Some cultivators are of opinion that the tenderness of our native grapevines is more attributable to want of energy in the root, than in the formation of a firm, well-matured vine. If in this there is any truth, then any variety, Allen's Hybrid, Adirondac, etc., may be grown just as successfully, and without protection in any section, as the Clinton, because the roots of the Clinton may be used to grow the other varieties upon by means of grafting. Root-grafting the grape is not a new thing, although when hardihood is increased thereby, one item will have been proved, in which as yet there are unbelievers. Many years since we practiced grafting on pieces of grape-roots in the house during the month of February, and packing them away for out-door planting in spring, in the same manner as with root-grafting of apples. We used pieces of roots from the common wild frost grapes, cut them about four to six inches long, and for our grafts or scions used well-ripened medium-sized wood, one bud to a graft, cutting it one inch above the bud and three inches below; this we inserted in the root; some in the usual way of cleft-grafting, and some by splice-grafting, tying with a strip of waxed cloth.

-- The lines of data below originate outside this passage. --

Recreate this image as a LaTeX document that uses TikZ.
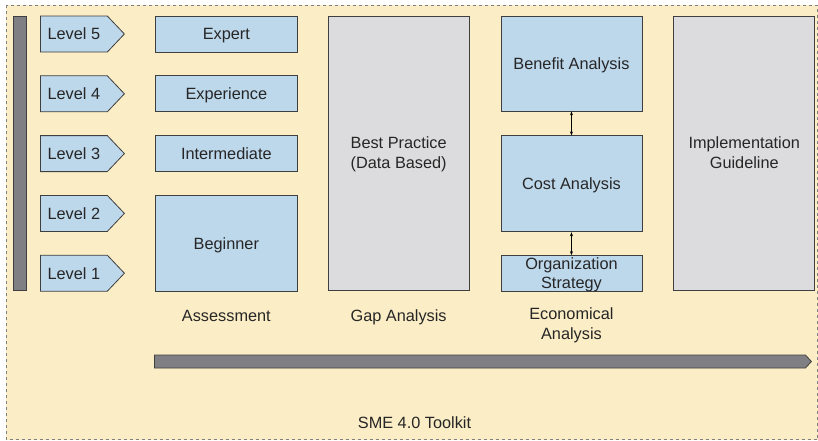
\documentclass[tikz,border=0pt]{standalone}
\usepackage{fontspec}
\setmainfont{Liberation Sans}
\usetikzlibrary{arrows.meta,positioning,shapes.symbols}
\definecolor{smecream}{HTML}{FBEDC5}
\definecolor{smeblue}{HTML}{BDD7EB}
\definecolor{smegrey}{HTML}{DCDCDE}
\definecolor{smebar}{HTML}{808084}
\definecolor{smeline}{HTML}{3F3F3F}
\definecolor{smetext}{HTML}{262626}

\begin{document}
\begin{tikzpicture}[
    x=1pt, y=-1pt,
    node distance=23pt and 30pt,
    txt/.style={font=\fontsize{16.3}{20}\selectfont, text=smetext},
    one/.style={text height=11.7pt, text depth=0pt},
    two/.style={align=center, text height=31.7pt, text depth=0pt},
    box/.style={txt, one, draw=smeline, line width=0.8pt, fill=smeblue, inner sep=0pt,
                minimum width=142pt, minimum height=36pt},
    tall/.style={box, fill=smegrey, minimum height=274pt},
    lvl/.style={txt, one, draw=smeline, line width=0.8pt, fill=smeblue, shape=signal,
                signal to=east, signal from=nowhere, signal pointer angle=93,
                inner sep=0pt, minimum width=84pt, minimum height=36pt},
    bar/.style={draw=smeline, line width=0.8pt, fill=smebar, inner sep=0pt},
    dbl/.style={{Stealth[length=4pt,width=3pt]}-{Stealth[length=4pt,width=3pt]}, line width=0.6pt, color=black}
  ]
  \useasboundingbox (0,0) rectangle (818,440);
  % frame
  \draw[fill=smecream, draw=gray, dashed, line width=0.8pt] (6,5) rectangle (817.5,439.5);
  \node[bar, minimum width=13pt, minimum height=274pt] (scale) at (19.5,153) {};
  % levels
  \node[lvl, anchor=west] (l5) at (40,34) {Level 5};
  \node[lvl, below=of l5] (l4) {Level 4};
  \node[lvl, below=of l4] (l3) {Level 3};
  \node[lvl, below=of l3] (l2) {Level 2};
  \node[lvl, below=of l2] (l1) {Level 1};
  % assessment
  \node[box, right=of l5] (expert) {Expert};
  \node[box, right=of l4] (exper) {Experience};
  \node[box, right=of l3] (inter) {Intermediate};
  \node[box, minimum height=96pt, below=of inter] (begin) {Beginner};
  \node[tall, two, minimum width=141pt, anchor=north west] (best) at ([xshift=30pt]expert.north east) {Best Practice\\(Data Based)};
  % economical
  \node[box, minimum width=141pt, minimum height=95pt, anchor=north west] (benefit) at ([xshift=31pt]best.north east) {Benefit Analysis};
  \node[box, minimum width=141pt, minimum height=96pt, below=24pt of benefit] (cost) {Cost Analysis};
  \node[box, two, text height=30.7pt, minimum width=141pt, below=of cost, font=\fontsize{16.3}{19}\selectfont] (org) {Organization\\Strategy};
  \node[tall, two, minimum width=141pt, anchor=north west] (impl) at ([xshift=31pt]benefit.north east) {Implementation\\Guideline};
  \draw[dbl] (benefit) -- (cost);
  \draw[dbl] (cost) -- (org);
  % captions
  \node[txt, one, anchor=center] (capa) at ([yshift=-24pt]begin.south) {Assessment};
  \node[txt, one] (capg) at (capa -| best) {Gap Analysis};
  \node[txt, two] (cape) at ([yshift=-8pt]capa -| org) {Economical\\Analysis};
  % flow bar
  \node[bar, shape=signal, signal to=east, signal from=nowhere, signal pointer angle=95,
        minimum width=657pt, minimum height=13pt, anchor=west] (flow) at (154,361.5) {};
  \node[txt, one] (toolkit) at (414.5,423) {SME 4.0 Toolkit};
\end{tikzpicture}
\end{document}
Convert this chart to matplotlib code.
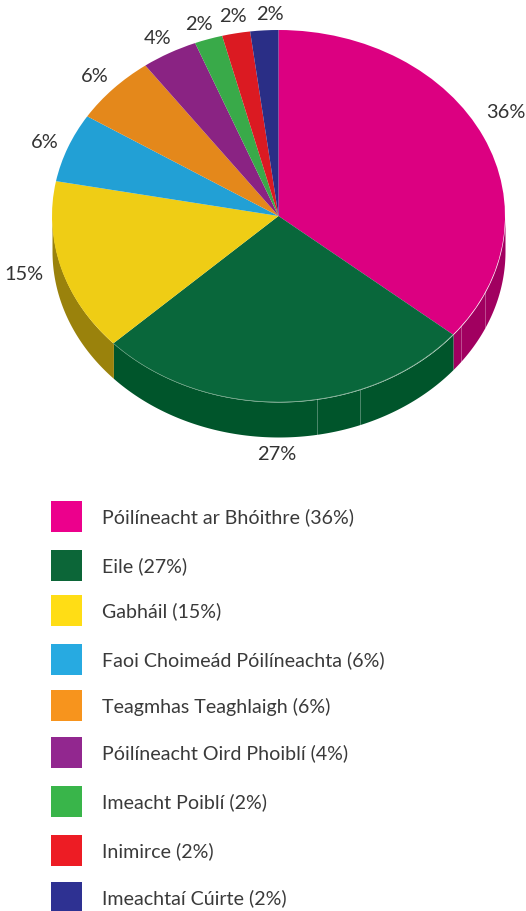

Late in spring, after the weather became well settled and the soil somewhat warmed, we planted out in the ground, so deep as to just cover the bud of the graft. This was our practice many years since, and we have since seen it repeated many times very successfully.

If roots should afterward start from the stock or graft when transplanted to permanent position in the vineyard, they can be easily taken off by removing the earth six or eight inches deep and using a sharp knife.